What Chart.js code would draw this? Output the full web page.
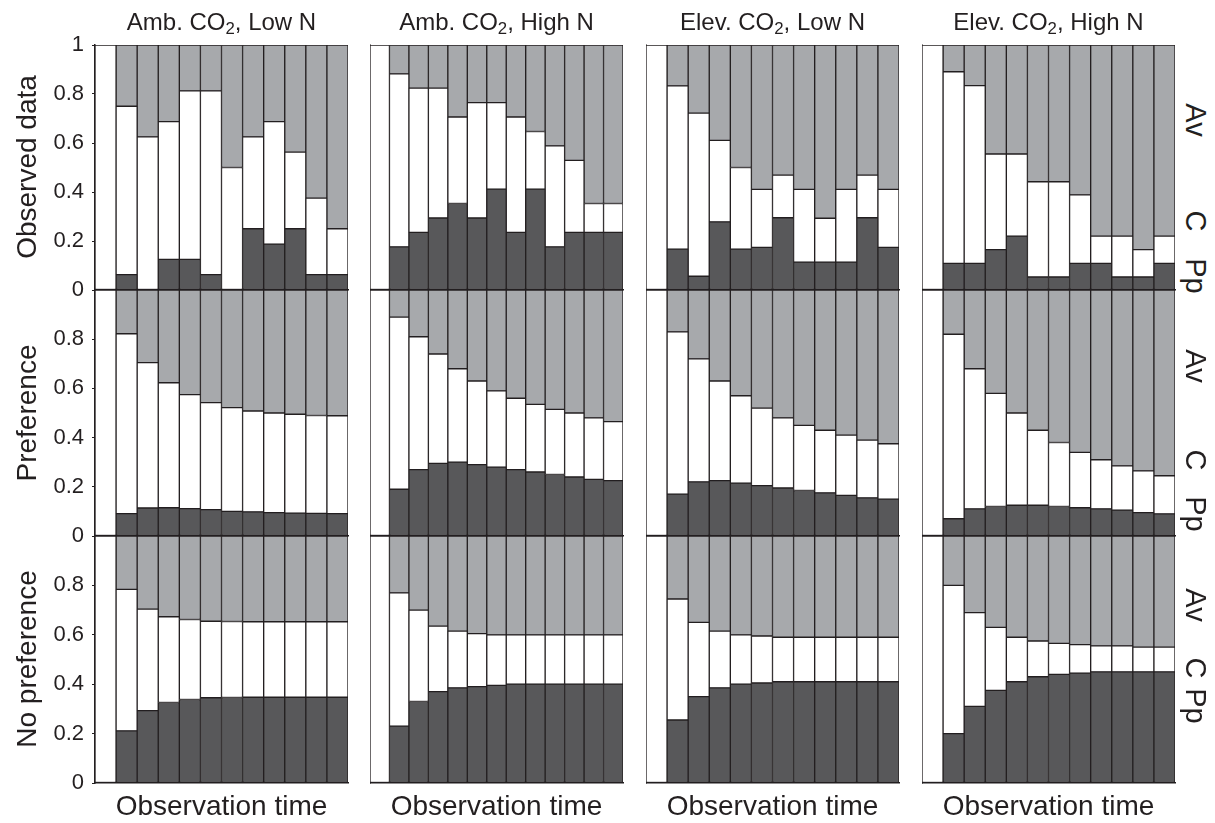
<!DOCTYPE html>
<html>
<head>
<meta charset="utf-8">
<title>Observation time</title>
<script src="https://cdn.jsdelivr.net/npm/chart.js@4.4.1/dist/chart.umd.min.js"></script>
<style>
    body { margin: 0; background: #fff; font-family: "Liberation Sans", Arial, sans-serif; color: #231f20; }
    #figura { position: relative; width: 1215px; height: 823px; overflow: hidden; }
    #figura canvas { position: absolute; }
    .texto { position: absolute; white-space: nowrap; line-height: 1; }
    .titulo { font-size: 24px; transform: translate(-50%, -50%); }
    .xlabel { font-size: 28px; transform: translate(-50%, -50%); }
    .fila { font-size: 28px; transform: translate(-50%, -50%) rotate(-90deg); }
    .serie { font-size: 29px; transform: translate(-50%, -50%) rotate(90deg); }
    sub { font-size: 0.7em; vertical-align: -0.25em; line-height: 0; }
</style>
</head>
<body>
<div id="figura"></div>
<script>
// categorias: tiempos de observacion (el primero es el estado inicial)
var timesA = [0, 1, 2, 3, 4, 5, 6, 7, 8, 9, 10, 11];
var timesB = [0, 1, 2, 3, 4, 5, 6, 7, 8, 9, 10, 11, 12];

var yTickLabels = ['0', '0.2', '0.4', '0.6', '0.8', '1'];
var titulos = ['Amb. CO<sub>2</sub>, Low N', 'Amb. CO<sub>2</sub>, High N', 'Elev. CO<sub>2</sub>, Low N', 'Elev. CO<sub>2</sub>, High N'];
var filas = ['Observed data', 'Preference', 'No preference'];
var series = ['Pp', 'C', 'Av'];

// Pp = altura de la parte oscura, CTop = limite superior de la parte blanca (Pp + C)
var obsAmbLowPp = [0, 0.0625, 0, 0.125, 0.125, 0.0625, 0, 0.25, 0.1875, 0.25, 0.0625, 0.0625];
var obsAmbLowCTop = [1, 0.75, 0.625, 0.6875, 0.8125, 0.8125, 0.5, 0.625, 0.6875, 0.5625, 0.375, 0.25];
var obsAmbHighPp = [0, 0.176, 0.235, 0.294, 0.353, 0.294, 0.412, 0.235, 0.412, 0.176, 0.235, 0.235, 0.235];
var obsAmbHighCTop = [1, 0.882, 0.824, 0.824, 0.706, 0.765, 0.765, 0.706, 0.647, 0.588, 0.529, 0.353, 0.353];
var obsElevLowPp = [0, 0.167, 0.056, 0.278, 0.167, 0.174, 0.295, 0.114, 0.114, 0.114, 0.295, 0.174];
var obsElevLowCTop = [1, 0.833, 0.722, 0.611, 0.5, 0.411, 0.469, 0.411, 0.293, 0.411, 0.469, 0.411];
var obsElevHighPp = [0, 0.109, 0.109, 0.165, 0.22, 0.053, 0.053, 0.109, 0.109, 0.053, 0.053, 0.109];
var obsElevHighCTop = [1, 0.891, 0.834, 0.555, 0.555, 0.442, 0.442, 0.388, 0.22, 0.22, 0.165, 0.22];

var prefAmbLowPp = [0, 0.091, 0.114, 0.115, 0.111, 0.107, 0.1, 0.098, 0.095, 0.093, 0.092, 0.091];
var prefAmbLowCTop = [1, 0.822, 0.705, 0.623, 0.575, 0.542, 0.522, 0.508, 0.5, 0.495, 0.49, 0.489];
var prefAmbHighPp = [0, 0.19, 0.27, 0.295, 0.3, 0.29, 0.28, 0.27, 0.26, 0.25, 0.24, 0.23, 0.225];
var prefAmbHighCTop = [1, 0.89, 0.81, 0.74, 0.68, 0.63, 0.59, 0.56, 0.535, 0.515, 0.5, 0.48, 0.465];
var prefElevLowPp = [0, 0.17, 0.22, 0.225, 0.215, 0.205, 0.195, 0.185, 0.175, 0.165, 0.155, 0.15];
var prefElevLowCTop = [1, 0.83, 0.72, 0.63, 0.57, 0.52, 0.48, 0.45, 0.43, 0.41, 0.39, 0.375];
var prefElevHighPp = [0, 0.07, 0.11, 0.12, 0.125, 0.125, 0.12, 0.115, 0.11, 0.105, 0.095, 0.09];
var prefElevHighCTop = [1, 0.82, 0.68, 0.58, 0.5, 0.43, 0.38, 0.34, 0.31, 0.285, 0.265, 0.245];

var noprefAmbLowPp = [0, 0.211, 0.293, 0.326, 0.338, 0.345, 0.346, 0.347, 0.347, 0.347, 0.347, 0.347];
var noprefAmbLowCTop = [1, 0.784, 0.704, 0.673, 0.662, 0.655, 0.654, 0.653, 0.653, 0.653, 0.653, 0.653];
var noprefAmbHighPp = [0, 0.23, 0.33, 0.37, 0.385, 0.39, 0.395, 0.4, 0.4, 0.4, 0.4, 0.4, 0.4];
var noprefAmbHighCTop = [1, 0.77, 0.7, 0.635, 0.615, 0.605, 0.6, 0.6, 0.6, 0.6, 0.6, 0.6, 0.6];
var noprefElevLowPp = [0, 0.255, 0.35, 0.385, 0.4, 0.405, 0.41, 0.41, 0.41, 0.41, 0.41, 0.41];
var noprefElevLowCTop = [1, 0.745, 0.65, 0.615, 0.6, 0.595, 0.59, 0.59, 0.59, 0.59, 0.59, 0.59];
var noprefElevHighPp = [0, 0.2, 0.31, 0.375, 0.41, 0.43, 0.44, 0.445, 0.45, 0.45, 0.45, 0.45];
var noprefElevHighCTop = [1, 0.8, 0.69, 0.63, 0.59, 0.575, 0.565, 0.56, 0.555, 0.555, 0.55, 0.55];

var paneles = [
    [{ t: timesA, pp: obsAmbLowPp, cTop: obsAmbLowCTop }, { t: timesB, pp: obsAmbHighPp, cTop: obsAmbHighCTop },
     { t: timesA, pp: obsElevLowPp, cTop: obsElevLowCTop }, { t: timesA, pp: obsElevHighPp, cTop: obsElevHighCTop }],
    [{ t: timesA, pp: prefAmbLowPp, cTop: prefAmbLowCTop }, { t: timesB, pp: prefAmbHighPp, cTop: prefAmbHighCTop },
     { t: timesA, pp: prefElevLowPp, cTop: prefElevLowCTop }, { t: timesA, pp: prefElevHighPp, cTop: prefElevHighCTop }],
    [{ t: timesA, pp: noprefAmbLowPp, cTop: noprefAmbLowCTop }, { t: timesB, pp: noprefAmbHighPp, cTop: noprefAmbHighCTop },
     { t: timesA, pp: noprefElevLowPp, cTop: noprefElevLowCTop }, { t: timesA, pp: noprefElevHighPp, cTop: noprefElevHighCTop }]
];

var colores = { Pp: '#58585a', C: '#ffffff', Av: '#a7a9ac' };
var borde = '#231f20';
var fuente = '"Liberation Sans", Arial, sans-serif';

var colLeft = [95, 370, 646, 922];
var colWidth = 253;
var rowTop = [45, 290, 536];
var rowHeight = [245, 246, 247];
var yAxisWidth = 60;
var padV = 26; // deja sitio a la mitad de la etiqueta del eje y mas su padding

var figura = document.getElementById('figura');

function agregarTexto(clase, html, x, y) {
    var div = document.createElement('div');
    div.className = 'texto ' + clase;
    div.innerHTML = html;
    div.style.left = x + 'px';
    div.style.top = y + 'px';
    figura.appendChild(div);
}

function dibujarPanel(fila, col, panel) {
    var yw = col === 0 ? yAxisWidth : 0;
    var w = colWidth + yw + 4;
    var h = rowHeight[fila] + 2 * padV;
    var canvas = document.createElement('canvas');
    canvas.width = w;
    canvas.height = h;
    canvas.style.left = (colLeft[col] - yw) + 'px';
    canvas.style.top = (rowTop[fila] - padV) + 'px';
    canvas.style.width = w + 'px';
    canvas.style.height = h + 'px';
    figura.appendChild(canvas);

    var valores = {
        Pp: panel.pp,
        C: panel.cTop.map(function (v, i) { return v - panel.pp[i]; }),
        Av: panel.cTop.map(function (v) { return 1 - v; })
    };

    new Chart(canvas.getContext('2d'), {
        type: 'bar',
        data: {
            labels: panel.t,
            datasets: series.map(function (s) {
                return {
                    label: s,
                    data: valores[s],
                    backgroundColor: colores[s],
                    borderColor: borde,
                    borderWidth: 1,
                    borderSkipped: false,
                    categoryPercentage: 1,
                    barPercentage: 1
                };
            })
        },
        options: {
            responsive: false,
            animation: false,
            events: [],
            layout: { padding: { top: padV, bottom: padV, left: 0, right: 4 } },
            plugins: { legend: { display: false }, tooltip: { enabled: false } },
            scales: {
                x: {
                    stacked: true,
                    afterFit: function (s) { s.height = 0; },
                    ticks: { display: false },
                    grid: { display: false, drawTicks: false },
                    border: { display: true, color: borde, width: 1.5 }
                },
                y: {
                    stacked: true,
                    min: 0,
                    max: 1,
                    afterFit: function (s) { s.width = yw; },
                    border: { display: true, color: borde, width: 1.5 },
                    grid: { drawOnChartArea: false, drawTicks: col === 0, tickLength: 3, color: borde },
                    ticks: {
                        display: col === 0,
                        stepSize: 0.2,
                        padding: 8,
                        color: borde,
                        font: { family: fuente, size: 22 },
                        callback: function (v, i) {
                            if (fila > 0 && i === yTickLabels.length - 1) return '';
                            return yTickLabels[i];
                        }
                    }
                }
            }
        }
    });
}

for (var f = 0; f < paneles.length; f++) {
    for (var c = 0; c < paneles[f].length; c++) {
        dibujarPanel(f, c, paneles[f][c]);
    }
}

// titulos de columna y etiqueta del eje x
for (var c = 0; c < titulos.length; c++) {
    var cx = colLeft[c] + colWidth / 2;
    agregarTexto('titulo', titulos[c], cx, 22);
    agregarTexto('xlabel', 'Observation time', cx, 806);
}

// etiquetas de fila a la izquierda
var filaY = [167, 413, 659];
for (var f = 0; f < filas.length; f++) {
    agregarTexto('fila', filas[f], 27, filaY[f]);
}

// nombres de las series a la derecha
var serieY = [[276, 221, 120], [514, 460, 366], [706, 668, 605]];
for (var f = 0; f < serieY.length; f++) {
    for (var s = 0; s < series.length; s++) {
        agregarTexto('serie', series[s], 1195, serieY[f][s]);
    }
}
</script>
</body>
</html>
===============
◆ PROBLEM TO SOLVE
Go from the first line of the listing to the line holding "var series = ['Pp', 'C', 'Av'];" and, please, transcribe those lines exactly, both included, with no pictures.

◆ TASK ANSWER
What Chart.js code would draw this? Output the full web page.
<!DOCTYPE html>
<html>
<head>
<meta charset="utf-8">
<title>Observation time</title>
<script src="https://cdn.jsdelivr.net/npm/chart.js@4.4.1/dist/chart.umd.min.js"></script>
<style>
    body { margin: 0; background: #fff; font-family: "Liberation Sans", Arial, sans-serif; color: #231f20; }
    #figura { position: relative; width: 1215px; height: 823px; overflow: hidden; }
    #figura canvas { position: absolute; }
    .texto { position: absolute; white-space: nowrap; line-height: 1; }
    .titulo { font-size: 24px; transform: translate(-50%, -50%); }
    .xlabel { font-size: 28px; transform: translate(-50%, -50%); }
    .fila { font-size: 28px; transform: translate(-50%, -50%) rotate(-90deg); }
    .serie { font-size: 29px; transform: translate(-50%, -50%) rotate(90deg); }
    sub { font-size: 0.7em; vertical-align: -0.25em; line-height: 0; }
</style>
</head>
<body>
<div id="figura"></div>
<script>
// categorias: tiempos de observacion (el primero es el estado inicial)
var timesA = [0, 1, 2, 3, 4, 5, 6, 7, 8, 9, 10, 11];
var timesB = [0, 1, 2, 3, 4, 5, 6, 7, 8, 9, 10, 11, 12];

var yTickLabels = ['0', '0.2', '0.4', '0.6', '0.8', '1'];
var titulos = ['Amb. CO<sub>2</sub>, Low N', 'Amb. CO<sub>2</sub>, High N', 'Elev. CO<sub>2</sub>, Low N', 'Elev. CO<sub>2</sub>, High N'];
var filas = ['Observed data', 'Preference', 'No preference'];
var series = ['Pp', 'C', 'Av'];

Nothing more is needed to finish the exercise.